Evaluating Regularization and Optimization Algorithms for Logistic Regression on Spam Classification

Scikit-learn offers two implementations of Logistic Regression classification: LogisticRegression and SGDClassifier. The LogisticRegression class offers two regularization schemes (L1 and L2) and four optimizers: newton-cg, lbfgs, liblinear, and sag, while the SGDClassifier only uses a single optimizer (stochastic gradient descent) but offers an additional regularization option: elastic net. The SGDClassifier also has the benefit of supporting online learning – you can train the model on minibatches of data, which allows for training a model on a dataset too large to fit into memory.

Regularization Schemes

Generally speaking, regularization prevents overfitting of the model. How do we determine which regularization scheme to use?¹ If the data has a group of correlated features, L2 regularization will keep (assign non-zero weights) to all of the features in the group but the weights of any single feature in the group will be lower. In constrast, with L1 regularization, only one feature in correlated group will be chosen (have a non-zero weight), producing a sparse model – L1 regularization effectively performs variable selection. L2 regularization can produce models with higher prediction accuracy, especially if data points are sparse and each data point will only contain a subset of the correlated features. L1 regularization can be useful in cases when model size is problematic (problems with many, many features) or when you want to perform variable selection.
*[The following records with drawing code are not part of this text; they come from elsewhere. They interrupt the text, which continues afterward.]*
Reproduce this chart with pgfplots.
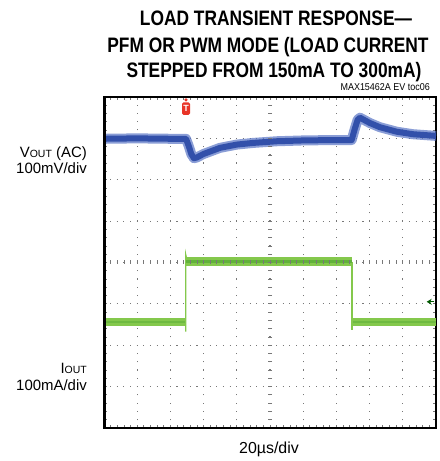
\documentclass[border=0pt]{standalone}
\usepackage{pgfplots}
\pgfplotsset{compat=1.18}
\usepackage{fontspec}
\setmainfont{Liberation Sans}
\newfontfamily\titlefont{Liberation Sans}[FakeStretch=0.83]
\newfontfamily\smallfont{Liberation Sans}[FakeStretch=0.9]
\usetikzlibrary{arrows.meta}

\definecolor{vblue}{RGB}{50,80,170}
\definecolor{vblueout}{RGB}{88,116,196}
\definecolor{igreen}{RGB}{132,200,76}
\definecolor{igreendk}{RGB}{70,160,45}
\definecolor{trigred}{RGB}{232,52,40}
\definecolor{gridgray}{RGB}{120,120,120}

\begin{document}
\begin{tikzpicture}[x=1bp,y=1bp]
\path[use as bounding box] (-104,-33) rectangle (336,428);

% titles
\node[anchor=base, font=\titlefont\bfseries\fontsize{21}{21}\selectfont] at (172,402) {LOAD TRANSIENT RESPONSE—};
\node[anchor=base, font=\titlefont\bfseries\fontsize{21}{21}\selectfont] at (164,375.5) {PFM OR PWM MODE (LOAD CURRENT};
\node[anchor=base, font=\titlefont\bfseries\fontsize{21}{21}\selectfont] at (170,350) {STEPPED FROM 150mA TO 300mA)};
\node[anchor=base east, inner sep=0pt, font=\smallfont\fontsize{10}{10}\selectfont] at (326,337) {MAX15462A EV toc06};

% channel labels
\node[anchor=base east, inner sep=0pt, font=\fontsize{15}{15}\selectfont] at (-17,270) {V{\fontsize{10.5}{10.5}\selectfont OUT} (AC)};
\node[anchor=base east, inner sep=0pt, font=\fontsize{15}{15}\selectfont] at (-17,254) {100mV/div};
\node[anchor=base east, inner sep=0pt, font=\fontsize{15}{15}\selectfont] at (-17,54) {I{\fontsize{10.5}{10.5}\selectfont OUT}};
\node[anchor=base east, inner sep=0pt, font=\fontsize{15}{15}\selectfont] at (-17,37) {100mA/div};
\node[anchor=base, inner sep=0pt, font=\fontsize{16}{16}\selectfont] at (165,-26) {20µs/div};

\begin{axis}[
  at={(0,0)}, anchor=south west,
  scale only axis, width=332bp, height=331bp,
  xmin=0, xmax=10, ymin=-4, ymax=4,
  xtick={0,...,10}, ytick={-4,...,4},
  minor x tick num=4, minor y tick num=4,
  xticklabels={}, yticklabels={},
  tick align=inside,
  major tick length=3bp, minor tick length=3bp,
  tick style={gridgray, line width=0.8bp},
  grid=major,
  x grid style={gridgray, line width=1.1bp, dash pattern=on 1.1bp off 7.18bp, dash phase=0.55bp},
  y grid style={gridgray, line width=1.1bp, dash pattern=on 1.1bp off 5.54bp, dash phase=0.55bp},
  axis line style={black, line width=2bp},
  clip=false,
]

% crosshair ticks
\addplot[only marks, mark=|, mark size=2bp, gridgray, mark options={line width=0.8bp}] coordinates {
(0.2,0)(0.4,0)(0.6,0)(0.8,0)(1,0)(1.2,0)(1.4,0)(1.6,0)(1.8,0)(2,0)
(2.2,0)(2.4,0)(2.6,0)(2.8,0)(3,0)(3.2,0)(3.4,0)(3.6,0)(3.8,0)(4,0)
(4.2,0)(4.4,0)(4.6,0)(4.8,0)(5,0)(5.2,0)(5.4,0)(5.6,0)(5.8,0)(6,0)
(6.2,0)(6.4,0)(6.6,0)(6.8,0)(7,0)(7.2,0)(7.4,0)(7.6,0)(7.8,0)(8,0)
(8.2,0)(8.4,0)(8.6,0)(8.8,0)(9,0)(9.2,0)(9.4,0)(9.6,0)(9.8,0)};
\addplot[only marks, mark=-, mark size=2bp, gridgray, mark options={line width=0.8bp}] coordinates {
(5,-3.8)(5,-3.6)(5,-3.4)(5,-3.2)(5,-3)(5,-2.8)(5,-2.6)(5,-2.4)(5,-2.2)(5,-2)
(5,-1.8)(5,-1.6)(5,-1.4)(5,-1.2)(5,-1)(5,-0.8)(5,-0.6)(5,-0.4)(5,-0.2)(5,0)
(5,0.2)(5,0.4)(5,0.6)(5,0.8)(5,1)(5,1.2)(5,1.4)(5,1.6)(5,1.8)(5,2)
(5,2.2)(5,2.4)(5,2.6)(5,2.8)(5,3)(5,3.2)(5,3.4)(5,3.6)(5,3.8)};

% VOUT (AC)
\addplot[vblueout, line width=10bp, line join=round, opacity=0.7] coordinates {
(0,2.99) (1,3.0) (2,2.99) (2.47,2.99) (2.55,2.82) (2.63,2.62) (2.71,2.52)
(2.8,2.54) (2.99,2.62) (3.49,2.77) (4.0,2.85) (4.49,2.89) (5.2,2.93)
(6,2.95) (7,2.96) (7.46,2.96) (7.55,3.22) (7.64,3.45) (7.71,3.50)
(8.01,3.37) (8.31,3.27) (8.82,3.16) (9.31,3.10) (10,3.06)};
\addplot[vblue, line width=6bp, line join=round] coordinates {
(0,2.99) (1,3.0) (2,2.99) (2.47,2.99) (2.55,2.82) (2.63,2.62) (2.71,2.52)
(2.8,2.54) (2.99,2.62) (3.49,2.77) (4.0,2.85) (4.49,2.89) (5.2,2.93)
(6,2.95) (7,2.96) (7.46,2.96) (7.55,3.22) (7.64,3.45) (7.71,3.50)
(8.01,3.37) (8.31,3.27) (8.82,3.16) (9.31,3.10) (10,3.06)};

% IOUT
\addplot[igreen, line width=1.2bp] coordinates {(2.46,-1.67) (2.46,0.2) (2.5,0.05)};
\addplot[igreen, line width=1.2bp] coordinates {(7.47,0.02) (7.47,-1.62)};
\addplot[igreen, line width=8.5bp] coordinates {(0,-1.44) (2.45,-1.44)};
\addplot[igreen, line width=8.5bp] coordinates {(2.48,0.02) (7.46,0.02)};
\addplot[igreen, line width=8.5bp] coordinates {(7.49,-1.44) (10,-1.44)};
\addplot[igreendk, line width=2.5bp, opacity=0.55] coordinates {(2.48,0.02) (7.46,0.02)};
\addplot[igreendk, line width=2bp, opacity=0.35] coordinates {(0,-1.44) (2.45,-1.44)};
\addplot[igreendk, line width=2bp, opacity=0.35] coordinates {(7.49,-1.44) (10,-1.44)};

% trigger marker and channel reference
\node[fill=trigred, text=white, rounded corners=1.5bp, inner sep=1.2bp, minimum width=8bp, minimum height=12.5bp, font=\bfseries\fontsize{9}{9}\selectfont] at (axis cs:2.47,3.72) {T};
\fill[trigred] (axis cs:2.47,3.93) circle[radius=1.8bp];
\draw[black!65!green, line width=1.3bp, -{Stealth[length=5bp,width=6bp]}] (axis cs:9.95,-0.95) -- (axis cs:9.72,-0.95);

% heavier left edge
\draw[black, line width=3bp] (rel axis cs:0,0) -- (rel axis cs:0,1);
\end{axis}
\end{tikzpicture}
\end{document}
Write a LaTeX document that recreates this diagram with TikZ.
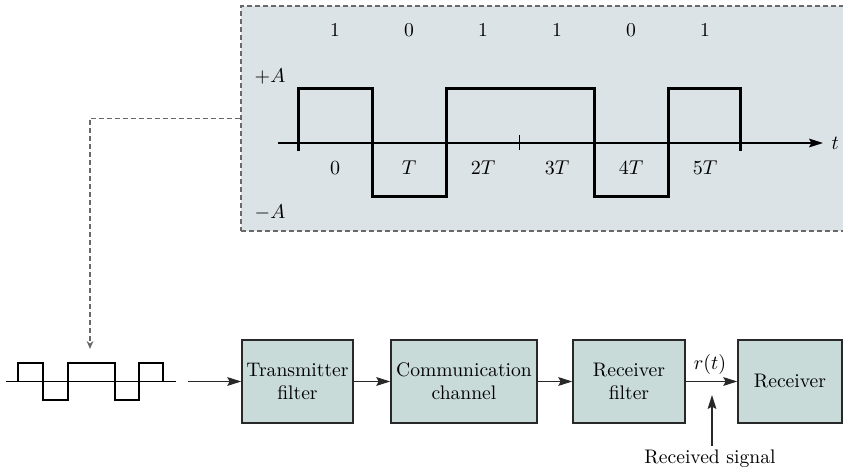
\documentclass[tikz,border=0pt]{standalone}
\usepackage{tikz}
\usetikzlibrary{arrows.meta, positioning, calc}

\begin{document}
\begin{tikzpicture}[x=0.5pt, y=-0.5pt, >={Stealth[length=7pt, width=4.4pt, inset=1.2pt]},
	font=\fontsize{9.8}{11.6}\selectfont,
	panel/.style={draw=dashgray, dashed, dash pattern=on 2.6pt off 1.4pt, line width=0.65pt, fill=panelbg, inner sep=0pt},
	block/.style={draw=boxline, line width=0.75pt, fill=blockbg, inner sep=0pt, minimum height=41.5pt, align=center},
	wave/.style={line width=1.5pt, line cap=butt, line join=miter},
	link/.style={->, line width=0.65pt, draw=boxline},
	label/.style={inner sep=0pt}
	]
	
	% Define colors
	\definecolor{panelbg}{RGB}{220,227,230}
	\definecolor{blockbg}{RGB}{200,219,217}
	\definecolor{boxline}{RGB}{40,40,40}
	\definecolor{dashgray}{RGB}{105,105,105}
	
	\useasboundingbox (0,0) rectangle (843,470);
	
	% 1. Shaded panel with the bipolar signal
	\node[panel, minimum width=304.5pt, minimum height=112.5pt] (panel) at (545.5,118.5) {};
	
	% time axis and tick
	\draw[->, line width=0.6pt] (278,143) -- (823,143) node[label, right=4pt] (t) {$t$};
	\draw[line width=0.5pt] (519,135) -- (519,150);
	
	% signal levels
	\draw[wave] (298,151) -- (298,89) -- (372,89) -- (372,197) -- (446,197) -- (446,89)
		-- (594,89) -- (594,197) -- (668,197) -- (668,89) -- (740,89) -- (740,151);
	
	\node[label] (plusA) at (270,77) {$+A$};
	\node[label] (minusA) at (270,213) {$-A$};
	
	% bits and bit intervals
	\foreach \b [count=\i from 0] in {1,0,1,1,0,1} {
		\node[label] (bit\i) at (335+74*\i,30) {\b};
	}
	\foreach \s [count=\i from 0] in {0,T,2T,3T,4T,5T} {
		\node[label] (time\i) at (335+74*\i,168) {$\s$};
	}
	
	% 2. Small copy of the signal
	\draw[line width=0.6pt] (6,381.5) -- (176,381.5);
	\draw[line width=1pt] (18,381.5) -- (18,363) -- (43,363) -- (43,400) -- (68,400) -- (68,363)
		-- (115,363) -- (115,400) -- (139,400) -- (139,363) -- (163,363) -- (163,381.5);
	\coordinate (sigtop) at (90,349);
	\coordinate (sigout) at (188,381.5);
	
	\draw[-{Stealth[length=4pt, width=3.4pt]}, dashgray, dashed, dash pattern=on 2.6pt off 1.4pt, line width=0.65pt]
		(panel.west) -- (90,118.5) -- (sigtop);
	
	% 3. Transmission chain
	\node[block, minimum width=55.5pt] (txf) at (297.5,381.5) {Transmitter\\filter};
	\node[block, minimum width=73pt] (chan) at (464,381.5) {Communication\\channel};
	\node[block, minimum width=56pt] (rxf) at (629,381.5) {Receiver\\filter};
	\node[block, minimum width=52pt] (rx) at (790,381.5) {Receiver};
	
	\draw[link] (sigout) -- (txf.west);
	\draw[link] (txf) -- (chan);
	\draw[link] (chan) -- (rxf);
	\draw[link] (rxf) -- (rx);
	
	\node[label] (rt) at (710,365) {$r(t)$};
	
	% received signal marker
	\node[label] (recv) at (710,459) {Received signal};
	\coordinate (recvtip) at (712,395);
	\draw[link] (recv.north -| recvtip) ++(0,-4) -- (recvtip);
	
\end{tikzpicture}
\end{document}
Elastic net regularization incorporates both L1 and L2 regularization, offering benefits of both. Elastic net regularization also chooses subsets of the features but, in theory, tends to include or exclude entire groups of correlated features. Elasic Net regularization also performs better in situations where the number of features is much larger than the number of data points.

Choosing a Linear Regression Implementation

Once you’ve chosen a regularization scheme, you’ll need to choose a Linear Regression implementation and optimizer. If you want to use elastic net regularization, your only option is the SGDClassifier. Both the SGDClassifier and LinearRegression implementations support L1 and L2 regularization. For the LinearRegression implementation, the scikit-learn user guide suggests using the liblinear optimizer for L1 regularization and sag optimizer for L2 regularization.

Evaluation on Spam Classification

I wanted to find out how well the L1, L2, and elastic net regularization and the various optimizers work in practice. To evaluate the various options, I decided to train and evaluate Linear Regression models for spam classification on the publicly available trec07p dataset. In general, text classification problems tend to produce sparse features matrices since a small subset of words are very common while the rest occur infrequently.

I used Python’s built-in email.Parser implementation to extract the email bodies and BeautifulSoup to extract the text. I reserved the first 75% of the 75,419 emails for training and the remaining 25% for testing. I used scikit-learn’s TfidfVectorizer to parse the text and output features for a bag-of-words model. I set up the vectorizer to output binary features (whether or not a word is present) with no normalization or inverse document frequency (IDF) scaling. If a word appears in the test set but not in the training set, then it is ignored.

I evaluated five combinations of regularization schemes and optimizers:

L1 regularization with the liblinear optimizer
L2 regularization with the sag optimizer
L1 regularization with sgd
L2 regularization with sgd
Elastic net regularization with sgd

Here are the resulting ROC curves:

ROC curves

It’s interesting to note that most of the combinations offer similar accuracy with areas under the curve of 0.994-0.995 except for the L1/sgd model (red) which is a clear outlier with an AUC of 0.980.

What if we take sparsity into account?

Sparsity vs AUC

Neither model using L2 regularization are sparse – both use 100% of the features. We note that the models with L1 and elastic net regularization are much sparser. The L1/liblinear is the sparsest model, using only 0.4% of the features, while the L1/sgd model not only has the worst accuracy but is the least sparse of the sparse models with 2.3% of the features having non-zero weights. The elastic net model utilized 1.4% of the features, falling between the two L1 models with similar accuracy to the L1/liblinear model.

Conclusion

Our experiments provided some insight into how regularization affects the sparsity of models and which optimizers to choose for each regularization scheme. As expected, L1 and elastic regularization resulted in sparse models – using between 0.4% and 2.3% of the features. The L1/liblinear combination generated the sparsest model, while tying the L2 and elastic net models for accuracy. In fact, the sparsity seemed to have little effect on accuracy for this problem.

The L1/sgd model was an outlier in terms of accuracy, while also generating the least sparse model of the sparse models. If you wish to use L1 regularization for a Logistic Regression model implemented in scikit-learn, I would choose the liblinear optimizer over sgd. If you want to use sgd because of its support for online learning, I would choose elastic net regularization over L1 regularization – elastic net offers comparable accuracy to L2 regularization while generating a reasonably sparse model.

(You can download the script I used for these experiments and try it for yourself.)

1: Most of this comparison comes from Regularization and variable selection via the elastic net by Zhou and Hastie.